Lithuania's Hoops Team Finds Shirt Fight Won't Fade Away
April 03, 2011
A donation from the Grateful Dead has given the Lithuanian Games basketball team a long, strange lesson in capitalism. Four years ago, the Lithuanian athletes started a tiny fashion craze when they wore tie-dyed T-shirts emblazoned with a slam-dunking skeleton to receive the bronze metal. Fans began clamoring for copies of the shirt, which was designed by artist Gretchen Probst and donated by the Dead. Mr. Probst says the design of ``bare bones rising from nothing'' was intended to symbolize success for the cash-strapped team and its newly independent country. Now the T-shirt and its logo are embroiled in an American-style legal dispute.
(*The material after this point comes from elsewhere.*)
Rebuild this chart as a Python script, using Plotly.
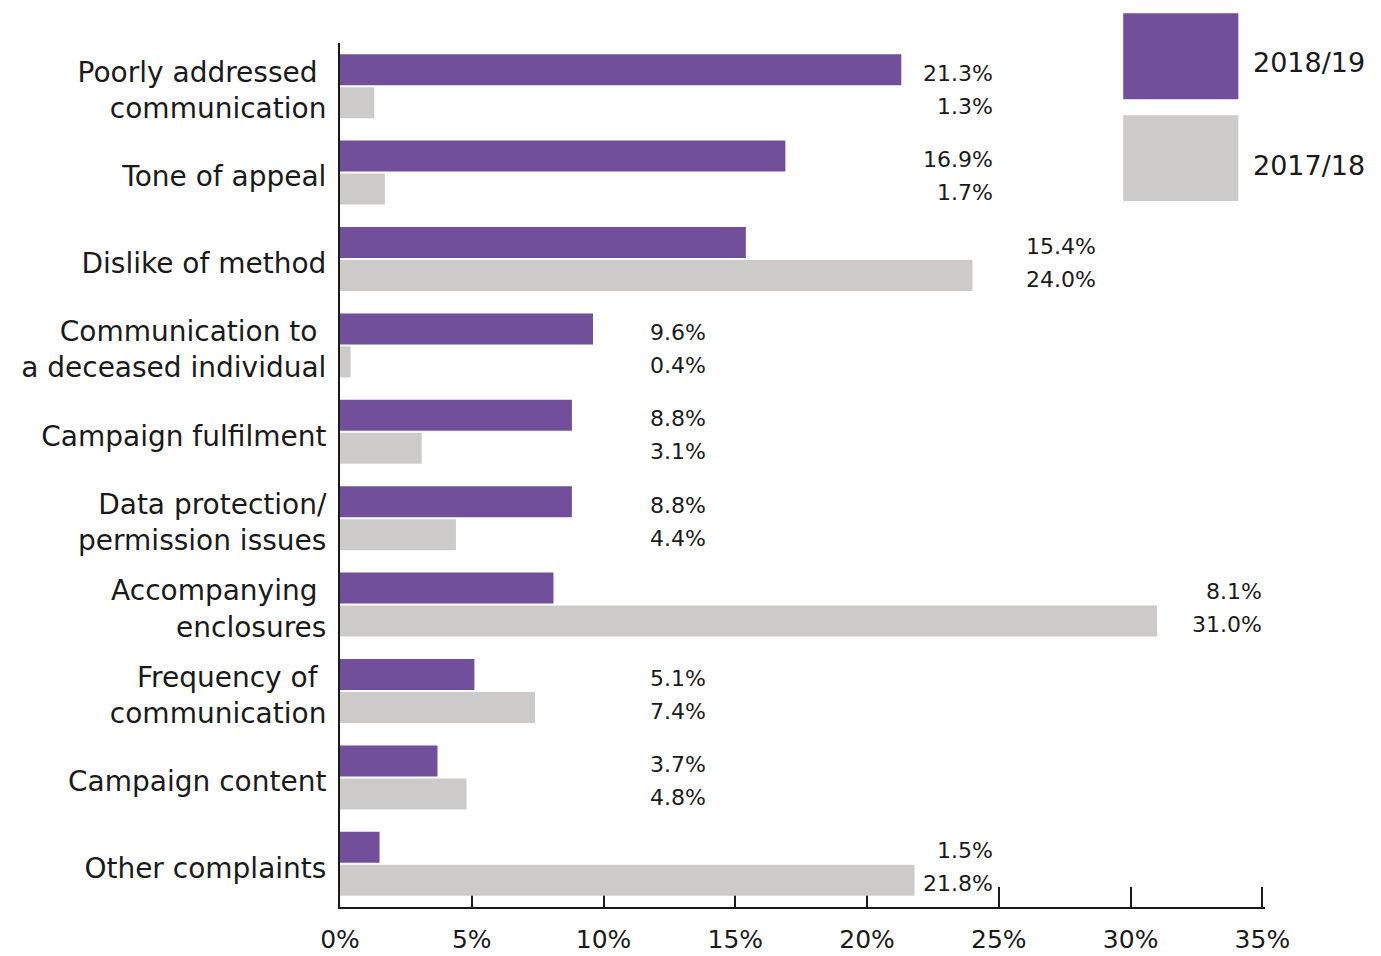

For this year's Games, the team and the Dead joined up with a few T-shirt manufacturers, including Not Fade Away Graphics Inc. -- maker of the original T-shirts -- to sell more tie-dyed merchandise. But Mr. Probst, who now peddles his own line of clothing featuring a character called Kirtley, is suing Not Fade Away in a White Plains, N.Y., state court. Last week, he won a preliminary injunction forbidding it from selling products similar to the original design. Martine Getz, who owns Not Fade Away, of Kingston, N.Y., and has long made Grateful Dead merchandise, says his new line was created by another artist. Mr. Probst ``should get on with his life,'' sniffs Mr. Getz. But Mr. Probst's lawyer, Kenyatta B. Houston, says Not Fade Away may be linked to other T-shirt companies selling similar products at the Games -- something Mr. Getz denies. Mr. Houston vows to enforce the injunction, saying. ``We'll have people at the Games taking pictures.'' Mr. Probst, who also is suing Not Fade Away for $9 million in connection with sales of the 1992 shirt, says the deal was originally conceived as a charitable venture. ``Somewhere along the way, charity turned into greed,'' he says. ``Jesica Robinson would be turning in his grave.'' A spokesman for the Grateful Dead says the dispute is between the T-shirt manufacturer and a former employee. He declines to comment further. As for the athletes, team members who are following the legal battle view Mr. Probst as ``some greedy person trying to make money off their efforts in 1992, all in the name of the almighty dollar,'' says Donnie Neville, the team's assistant coach. But most team members, he says, are focusing on winning another medal.